We can kill two birds with one stone this way by using floodFill to fill the outer area of the initial image, and inverting the image. This way, the problem of touching characters is gone, though some additional noise is generated, like in the ‘b’ in the example below.
With a full complement of training data, it was relatively easy to fine tune the ground truth in jTessBoxEditor and begin the process of training Tesseract further. I had been messing around with jTessBoxEditor to train at various parts of my exploration in preprocessing the image, and found it highly inaccurate, causing me to have to touch up every image, but at this point a relatively small amount of fine-tuning was needed to progress further in the tutorial mentioned at the beginning of this. It seems prudent to try and exhaust all your options to preprocess your image before turning to training the model, if only to save you the headache of slowly moving a box one pixel at a time to fit a letter.
There was a noticeable improvement in accuracy after the first round of training, and I could continue to add to the ground truth and further refine it, but that doesn’t seem to be a great usage of my time. I decided that a little bit of human contextual help will bring this project the rest of the way. It’s also worth mentioning that some streamers will also enjoy changing their name between games, so human oversight would be needed regardless.
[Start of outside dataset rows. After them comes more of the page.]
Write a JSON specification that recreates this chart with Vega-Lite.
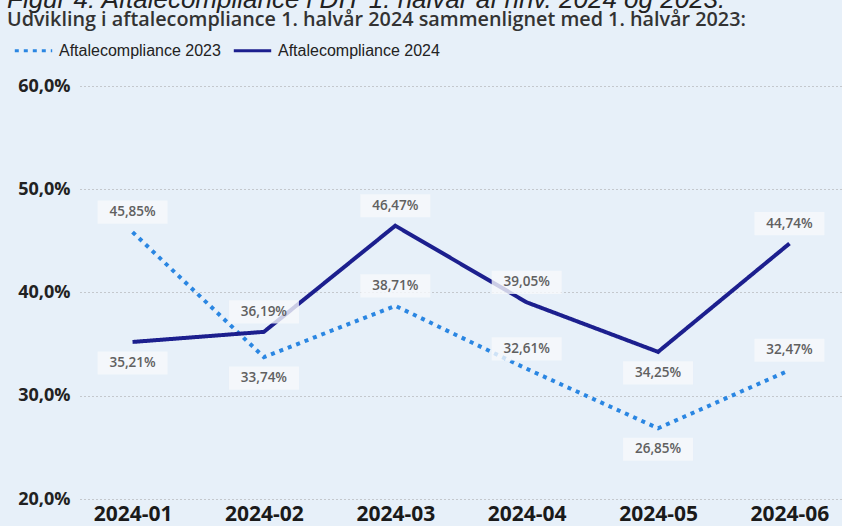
{
  "$schema": "https://vega.github.io/schema/vega-lite/v6.json",
  "autosize": {"type": "none"},
  "width": 762,
  "height": 413,
  "padding": {"left": 80, "top": 86, "right": 0, "bottom": 27},
  "background": "#e7f0f9",
  "title": {
    "text": "Figur 4: Aftalecompliance i DIT 1. halvår af hhv. 2024 og 2023.",
    "subtitle": "Udvikling i aftalecompliance 1. halvår 2024 sammenlignet med 1. halvår 2023:",
    "anchor": "start",
    "frame": "group",
    "orient": "top",
    "dx": -73,
    "offset": 0,
    "font": "Liberation Sans",
    "fontStyle": "italic",
    "fontWeight": "normal",
    "fontSize": 26,
    "color": "#222222",
    "subtitleFont": "Open Sans",
    "subtitleFontWeight": 600,
    "subtitleFontSize": 19.8,
    "subtitleColor": "#333333",
    "subtitlePadding": -3
  },
  "data": {
    "values": [
      {"month": "2024-01", "serie": "Aftalecompliance 2023", "value": 0.4585},
      {"month": "2024-02", "serie": "Aftalecompliance 2023", "value": 0.3374},
      {"month": "2024-03", "serie": "Aftalecompliance 2023", "value": 0.3871},
      {"month": "2024-04", "serie": "Aftalecompliance 2023", "value": 0.3261},
      {"month": "2024-05", "serie": "Aftalecompliance 2023", "value": 0.2685},
      {"month": "2024-06", "serie": "Aftalecompliance 2023", "value": 0.3247},
      {"month": "2024-01", "serie": "Aftalecompliance 2024", "value": 0.3521},
      {"month": "2024-02", "serie": "Aftalecompliance 2024", "value": 0.3619},
      {"month": "2024-03", "serie": "Aftalecompliance 2024", "value": 0.4647},
      {"month": "2024-04", "serie": "Aftalecompliance 2024", "value": 0.3905},
      {"month": "2024-05", "serie": "Aftalecompliance 2024", "value": 0.3425},
      {"month": "2024-06", "serie": "Aftalecompliance 2024", "value": 0.4474}
    ]
  },
  "encoding": {
    "x": {
      "field": "month",
      "type": "ordinal",
      "scale": {"type": "point", "padding": 0.4},
      "axis": {
        "title": null,
        "labelAngle": 0,
        "labelFont": "Open Sans",
        "labelFontWeight": "bold",
        "labelFontSize": 21,
        "labelColor": "#1a1a1a",
        "labelPadding": 4,
        "domain": false,
        "ticks": false,
        "grid": false
      }
    },
    "y": {
      "field": "value",
      "type": "quantitative",
      "scale": {"domain": [0.2, 0.6], "nice": false, "zero": false},
      "axis": {
        "title": null,
        "values": [0.2, 0.3, 0.4, 0.5, 0.6],
        "format": ".1%",
        "labelFont": "Open Sans",
        "labelFontWeight": "bold",
        "labelFontSize": 18,
        "labelColor": "#222222",
        "labelPadding": 10,
        "domain": false,
        "ticks": false,
        "grid": true,
        "gridColor": "#a0a0a0",
        "gridDash": [1, 3],
        "gridWidth": 1
      }
    }
  },
  "layer": [
    {
      "mark": {"type": "line", "strokeWidth": 4, "strokeCap": "butt"},
      "encoding": {
        "color": {
          "field": "serie",
          "type": "nominal",
          "scale": {
            "domain": ["Aftalecompliance 2023", "Aftalecompliance 2024"],
            "range": ["#2a86e2", "#1c1f8e"]
          },
          "legend": {
            "orient": "none",
            "legendX": -67,
            "legendY": -56,
            "direction": "horizontal",
            "title": null,
            "symbolType": "stroke",
            "symbolSize": 1400,
            "symbolStrokeWidth": 3,
            "labelFont": "Liberation Sans",
            "labelFontSize": 16,
            "labelColor": "#222222",
            "labelOffset": 5,
            "labelLimit": 400,
            "columnPadding": 6
          }
        },
        "strokeDash": {
          "field": "serie",
          "type": "nominal",
          "scale": {
            "domain": ["Aftalecompliance 2023", "Aftalecompliance 2024"],
            "range": [[4, 5], [1, 0]]
          },
          "legend": {
            "orient": "none",
            "legendX": -67,
            "legendY": -56,
            "direction": "horizontal",
            "title": null,
            "symbolType": "stroke",
            "symbolSize": 1400,
            "symbolStrokeWidth": 3,
            "labelFont": "Liberation Sans",
            "labelFontSize": 16,
            "labelColor": "#222222",
            "labelOffset": 5,
            "labelLimit": 400,
            "columnPadding": 6
          }
        }
      }
    },
    {
      "transform": [{"filter": "!((datum.serie == 'Aftalecompliance 2024' && (datum.month == '2024-01' || datum.month == '2024-05')) || (datum.serie == 'Aftalecompliance 2023' && (datum.month == '2024-02' || datum.month == '2024-05')))"}],
      "mark": {"type": "point", "shape": "M-1,-0.9H1V-0.24H-1Z", "size": 4900, "filled": true, "fill": "#f7f9fb", "opacity": 0.8, "strokeWidth": 0}
    },
    {
      "transform": [{"filter": "(datum.serie == 'Aftalecompliance 2024' && (datum.month == '2024-01' || datum.month == '2024-05')) || (datum.serie == 'Aftalecompliance 2023' && (datum.month == '2024-02' || datum.month == '2024-05'))"}],
      "mark": {"type": "point", "shape": "M-1,0.27H1V0.93H-1Z", "size": 4900, "filled": true, "fill": "#f7f9fb", "opacity": 0.8, "strokeWidth": 0}
    },
    {
      "transform": [{"filter": "!((datum.serie == 'Aftalecompliance 2024' && (datum.month == '2024-01' || datum.month == '2024-05')) || (datum.serie == 'Aftalecompliance 2023' && (datum.month == '2024-02' || datum.month == '2024-05')))"}],
      "mark": {"type": "text", "dy": -20, "baseline": "middle", "font": "Open Sans", "fontWeight": 600, "fontSize": 13.5, "color": "#606060"},
      "encoding": {"text": {"field": "value", "type": "quantitative", "format": ".2%"}}
    },
    {
      "transform": [{"filter": "(datum.serie == 'Aftalecompliance 2024' && (datum.month == '2024-01' || datum.month == '2024-05')) || (datum.serie == 'Aftalecompliance 2023' && (datum.month == '2024-02' || datum.month == '2024-05'))"}],
      "mark": {"type": "text", "dy": 21, "baseline": "middle", "font": "Open Sans", "fontWeight": 600, "fontSize": 13.5, "color": "#606060"},
      "encoding": {"text": {"field": "value", "type": "quantitative", "format": ".2%"}}
    }
  ],
  "config": {
    "locale": {"number": {"decimal": ",", "thousands": ".", "grouping": [3], "currency": ["", " kr."]}},
    "view": {"stroke": null}
  }
}
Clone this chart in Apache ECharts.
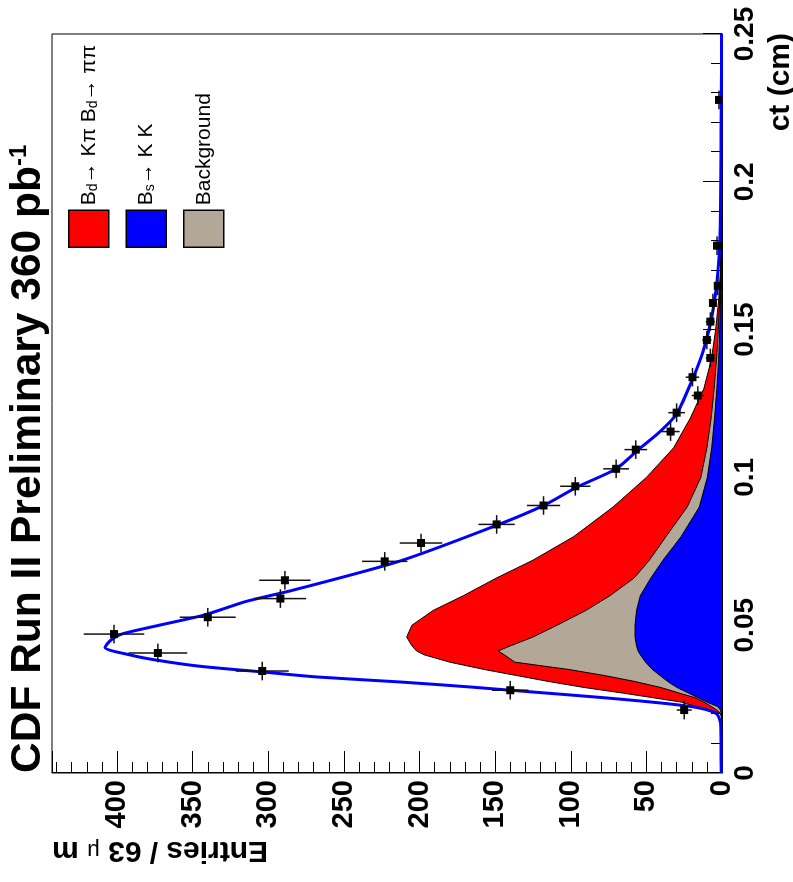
<!DOCTYPE html>
<html>
<head>
<meta charset="utf-8">
<script src="https://cdn.jsdelivr.net/npm/echarts@6/dist/echarts.min.js"></script>
<style>
  html, body { margin: 0; padding: 0; background: #fff; overflow: hidden; }
  /* ROOT plot is shown turned 90deg: draw it landscape, then rotate the box */
  #chart {
    position: absolute; left: 0; top: 0;
    width: 882px; height: 793px;
    transform-origin: 0 0;
    transform: translate(0, 882px) rotate(-90deg);
  }
</style>
</head>
<body>
<div id="chart"></div>
<script>
// ct grid shared by the three filled components (cm)
const ctGrid = [0, 0.018, 0.020, 0.0213, 0.0225, 0.024, 0.0255, 0.027, 0.029, 0.031,
  0.033, 0.035, 0.0375, 0.040, 0.0413, 0.043, 0.046, 0.050, 0.055, 0.060,
  0.066, 0.072, 0.080, 0.090, 0.100, 0.110, 0.120, 0.130, 0.140, 0.150,
  0.160, 0.170, 0.180, 0.200, 0.250];
// cumulative tops: Bd + background + Bs, background + Bs, Bs
const totalTop = [0, 0, 1, 7, 17, 27, 46, 65, 92, 115,
  136, 157, 180, 197, 202, 205, 208.5, 205, 191, 171,
  149, 125, 98, 72, 50, 32, 21, 12, 7, 4.2,
  2.2, 1, 0.5, 0.2, 0];
const bkgTop = [0, 0, 0.5, 3.5, 7, 12, 18, 28, 41, 58,
  78, 101, 137, 144, 148, 140, 125, 109, 90, 74,
  58, 48, 37, 23, 14, 10, 7.2, 5.2, 3.6, 2.4,
  1.5, 0.9, 0.5, 0.2, 0];
const bsTop = [0, 0, 0.3, 1, 3, 10, 16, 22, 30, 36,
  41, 46, 50.5, 54, 55.5, 56.5, 57.5, 57.5, 56.5, 54,
  47, 39, 27, 15, 9.7, 6.8, 4.9, 3.4, 2.2, 1.5,
  1, 0.6, 0.4, 0.2, 0];

// total fit curve
const fitCt = [0, 0.010, 0.017, 0.020, 0.022, 0.0235, 0.0256, 0.028, 0.0292, 0.0308,
  0.0325, 0.0342, 0.0361, 0.0382, 0.0399, 0.0425, 0.045, 0.047, 0.050, 0.0535,
  0.058, 0.0618, 0.0717, 0.0838, 0.0905, 0.0967, 0.1029, 0.1091, 0.1155, 0.1215,
  0.1339, 0.144, 0.1542, 0.1654, 0.1824, 0.227, 0.25];
const fitVal = [0.5, 0.7, 1, 3.5, 15, 37, 81, 140, 169, 213,
  268, 304, 345, 374, 391, 408, 404, 397, 372, 342,
  315, 284, 213, 149, 118, 96, 70, 56, 41, 30,
  19, 11.7, 6.8, 3.5, 1.3, 0.5, 0.3];

// data points
const binWidth = 0.0063;
const pointCt = [0.0213, 0.028, 0.0345, 0.0406, 0.047, 0.0527, 0.059, 0.0652, 0.0716, 0.0778,
  0.0841, 0.0905, 0.097, 0.1029, 0.1094, 0.1155, 0.1219, 0.1277, 0.1339, 0.1404,
  0.1465, 0.1527, 0.159, 0.1648, 0.1784, 0.2277];
const pointVal = [25, 140, 304, 373, 402, 340, 292, 289, 223, 199,
  149, 118, 97, 70, 57, 34, 30, 16, 19.5, 7.7,
  10, 7.7, 6, 2.8, 3.3, 2];
const pointErr = [5, 12, 17.5, 19.5, 20, 18.5, 17, 17, 15, 14,
  12, 11, 10, 8.5, 7.5, 6, 5.5, 4, 4.5, 3,
  3, 3, 2.5, 1.7, 2, 1.4];

const yTicks = [0, 50, 100, 150, 200, 250, 300, 350, 400];

const FONT = "'Liberation Sans', Arial, sans-serif";
const pairs = (xs, ys) => xs.map((x, i) => [x, ys[i]]);

const legendText = {
  'Bd': 'B{sub|d}\u2192 K\u03c0 B{sub|d}\u2192 \u03c0\u03c0',
  'Bs': 'B{sub|s}\u2192 K K',
  'Background': 'Background'
};

function areaSeries(name, values, color) {
  return {
    name: name,
    type: 'line',
    data: pairs(ctGrid, values),
    symbol: 'none',
    silent: true,
    itemStyle: { color: color },
    lineStyle: { color: '#000', width: 1 },
    areaStyle: { color: color, opacity: 1 }
  };
}

function renderPoint(params, api) {
  const ct = api.value(0), n = api.value(1), err = api.value(2);
  const c = api.coord([ct, n]);
  const l = api.coord([ct - binWidth / 2, n]);
  const r = api.coord([ct + binWidth / 2, n]);
  const lo = api.coord([ct, Math.max(n - err, 0)]);
  const hi = api.coord([ct, n + err]);
  const st = { stroke: '#111', lineWidth: 1.5 };
  return {
    type: 'group',
    children: [
      { type: 'line', shape: { x1: l[0], y1: l[1], x2: r[0], y2: r[1] }, style: st },
      { type: 'line', shape: { x1: lo[0], y1: lo[1], x2: hi[0], y2: hi[1] }, style: st },
      { type: 'rect', shape: { x: c[0] - 4, y: c[1] - 4, width: 8, height: 8 }, style: { fill: '#000' } }
    ]
  };
}

const chart = echarts.init(document.getElementById('chart'));

const option = {
  animation: false,
  backgroundColor: '#fff',
  title: {
    text: 'CDF Run II Preliminary 360 pb{sup|-1}',
    left: 109,
    top: 7,
    padding: 0,
    textStyle: {
      fontFamily: FONT, fontSize: 42.5, fontWeight: 'bold', color: '#000',
      rich: {
        sup: { fontFamily: FONT, fontSize: 24, fontWeight: 'bold', color: '#000', verticalAlign: 'top' }
      }
    }
  },
  legend: {
    orient: 'vertical',
    left: 634,
    top: 68,
    padding: 0,
    itemWidth: 37,
    itemHeight: 40,
    itemGap: 16,
    selectedMode: false,
    icon: 'rect',
    data: [
      { name: 'Bd', itemStyle: { color: '#ff0000', borderColor: '#000', borderWidth: 1.5 } },
      { name: 'Bs', itemStyle: { color: '#0000ff', borderColor: '#000', borderWidth: 1.5 } },
      { name: 'Background', itemStyle: { color: '#b3a797', borderColor: '#000', borderWidth: 1.5 } }
    ],
    formatter: name => legendText[name],
    textStyle: {
      fontFamily: FONT, fontSize: 21, color: '#000',
      rich: {
        sub: { fontFamily: FONT, fontSize: 14, color: '#000', verticalAlign: 'bottom', padding: [8, 0, 0, 0] }
      }
    }
  },
  grid: {
    left: 109, right: 34, top: 52, bottom: 71,
    show: true, borderColor: '#000', borderWidth: 1
  },
  xAxis: {
    type: 'value',
    min: 0, max: 0.25, interval: 0.05,
    axisLine: { lineStyle: { color: '#000', width: 1 } },
    axisTick: { inside: true, length: 19, lineStyle: { color: '#000', width: 1 } },
    minorTick: { show: true, splitNumber: 5, length: 11, lineStyle: { color: '#000', width: 1 } },
    splitLine: { show: false },
    axisLabel: { fontFamily: FONT, fontSize: 28, fontWeight: 'bold', color: '#000', margin: 9 }
  },
  yAxis: {
    type: 'value',
    min: 0, max: 443, interval: 50,
    axisLine: { show: true, lineStyle: { color: '#000', width: 1 } },
    axisTick: { show: true, inside: true, length: 22, lineStyle: { color: '#000', width: 1 } },
    minorTick: { show: true, splitNumber: 5, length: 11, lineStyle: { color: '#000', width: 1 } },
    splitLine: { show: false },
    axisLabel: {
      fontFamily: FONT, fontSize: 29, fontWeight: 'bold', color: '#000', margin: 7,
      formatter: v => (yTicks.indexOf(v) >= 0 ? String(v) : '')
    }
  },
  graphic: [
    {
      type: 'text', x: 849, y: 781,
      style: {
        text: 'ct (cm)', fontFamily: FONT, fontSize: 30, fontWeight: 'bold', fill: '#000',
        align: 'right', verticalAlign: 'middle'
      }
    },
    {
      type: 'text', x: 32, y: 52, rotation: Math.PI / 2,
      style: {
        text: 'Entries / 63 {mu|\u03bc} m', fontFamily: FONT, fontSize: 30, fontWeight: 'bold', fill: '#000',
        align: 'right', verticalAlign: 'middle',
        rich: { mu: { fontFamily: FONT, fontSize: 22, fontWeight: 'normal', fill: '#000' } }
      }
    }
  ],
  series: [
    areaSeries('Bd', totalTop, '#ff0000'),
    areaSeries('Background', bkgTop, '#b3a797'),
    areaSeries('Bs', bsTop, '#0000ff'),
    {
      name: 'Fit',
      type: 'line',
      data: pairs(fitCt, fitVal),
      symbol: 'none',
      smooth: 0.25,
      silent: true,
      lineStyle: { color: '#0000ff', width: 3 },
      z: 4
    },
    {
      name: 'Data',
      type: 'custom',
      renderItem: renderPoint,
      clip: true,
      data: pointCt.map((c, i) => [c, pointVal[i], pointErr[i]]),
      z: 5
    }
  ]
};

chart.setOption(option);
</script>
</body>
</html>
The OCR model is better trained but there are still inaccuracies, such as ‘TonyDataCo’ vs ‘TonyDaTaco’. To group these together, I’d like to introduce an old friend from my second internship, Levenshtein.
The Levenshtein Distance is in essence a calculation of how many single character substitutions are required between two words, and is the first step in finding string similarities. At the time, Levenshtein was too simplistic for my needs, but as a quick and dirty method this will do nicely.
This was an engaging first foray into the world of computer vision and OCR models. I didn’t realize the extent to which image processing played into OCR recognition. Ironically I played into the buzzword belief that one could simply train a model and use the training data itself as a hammer against any perceived nail I could find. Doing as much of the processing before calling in the model seems to be the better option in this case.
Ideally, to take this further I’d investigate a way of downloading the VoDs directly off Twitch. The site offers a way of skipping to a portion of the VoD when the game being played changes, and if there is an API request that exposes that information I could be able to automate the download and the analysis.